Councilman Brad Lander — last seen dispatching protesters to a panel in which he was participating, except he accidentally sent them to the wrong location — published a column last week heralding the integration changes in District 15 middle schools, which involved making the system lottery-based.

Lander wrote that the district didn’t see a drop in white ­enrollment — therefore, success! He didn’t mention a disastrous 7 percent drop in overall enrollment, because that would have exposed that it isn’t just white people who have a problem with the changes.

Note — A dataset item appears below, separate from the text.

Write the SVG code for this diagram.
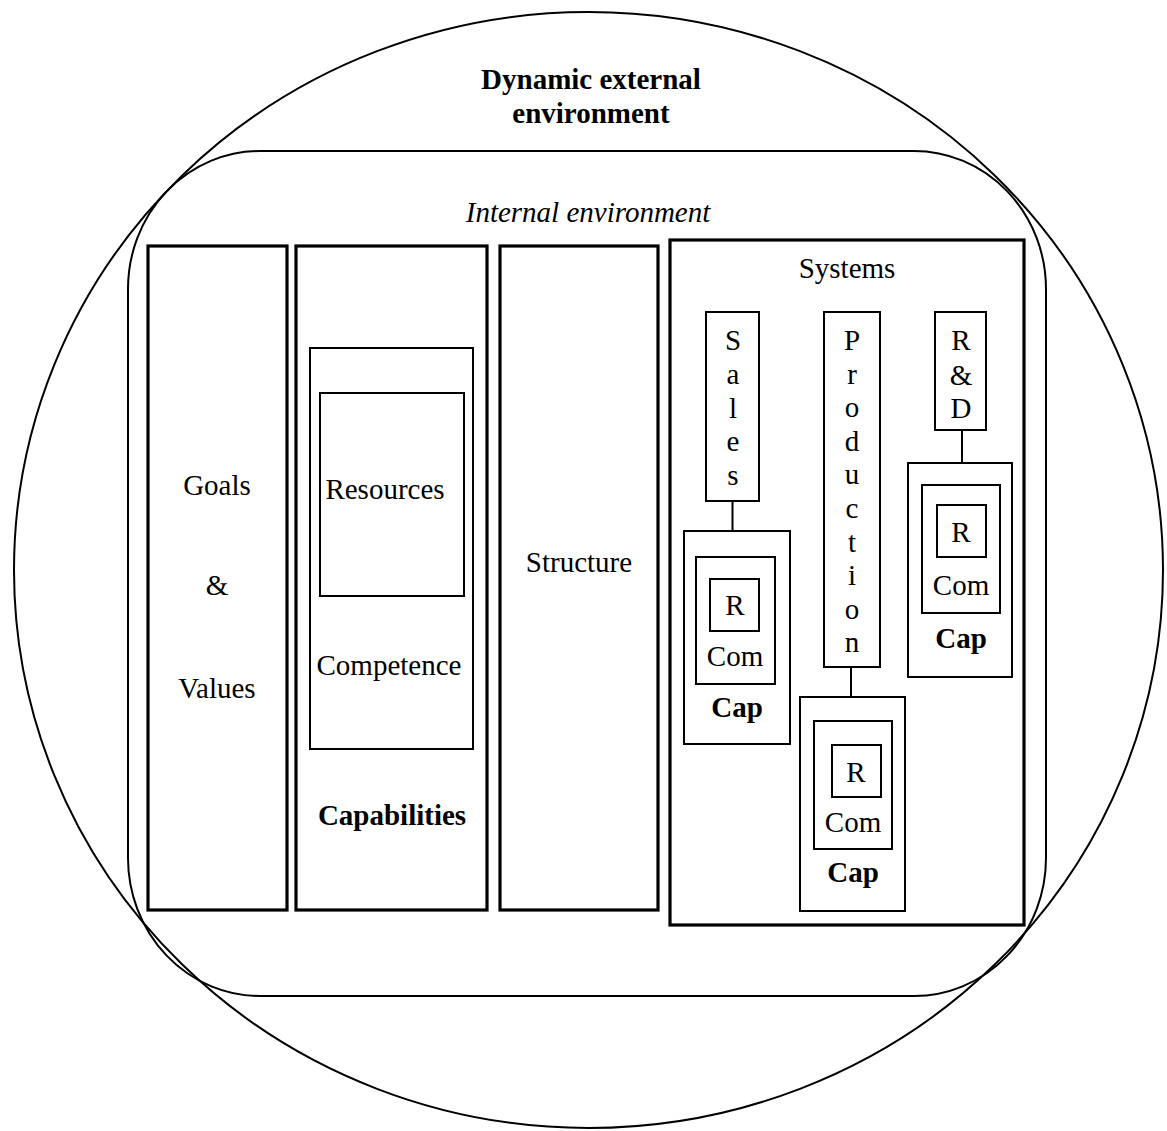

As education writer Alina ­Adams told me: “We don’t know how the newly unscreened schools will perform in the coming years and whether that will cause the predicted ‘white flight.’ But, most importantly, why assume that only white families are concerned about the education offered to their children by public schools? ­African-Americans have the highest proportional opt-out rate from their zoned schools of any racial group.”

Carranza & Co. already had egg on their faces in August when a proposed plan to “integrate” Carroll Gardens elementary schools and rezone kids had to be postponed after ­minority communities opposed it. ­Because the black and brown parents couldn’t easily be called “racist” like the white and Asian ones had been, the plan was quietly shelved.

Our schools are bad and getting worse, and Team Blas’ only ­response is to deflect and hurl false racism charges, pitting different communities against each other. It won’t work. New York parents of all races are better, and smarter, than that.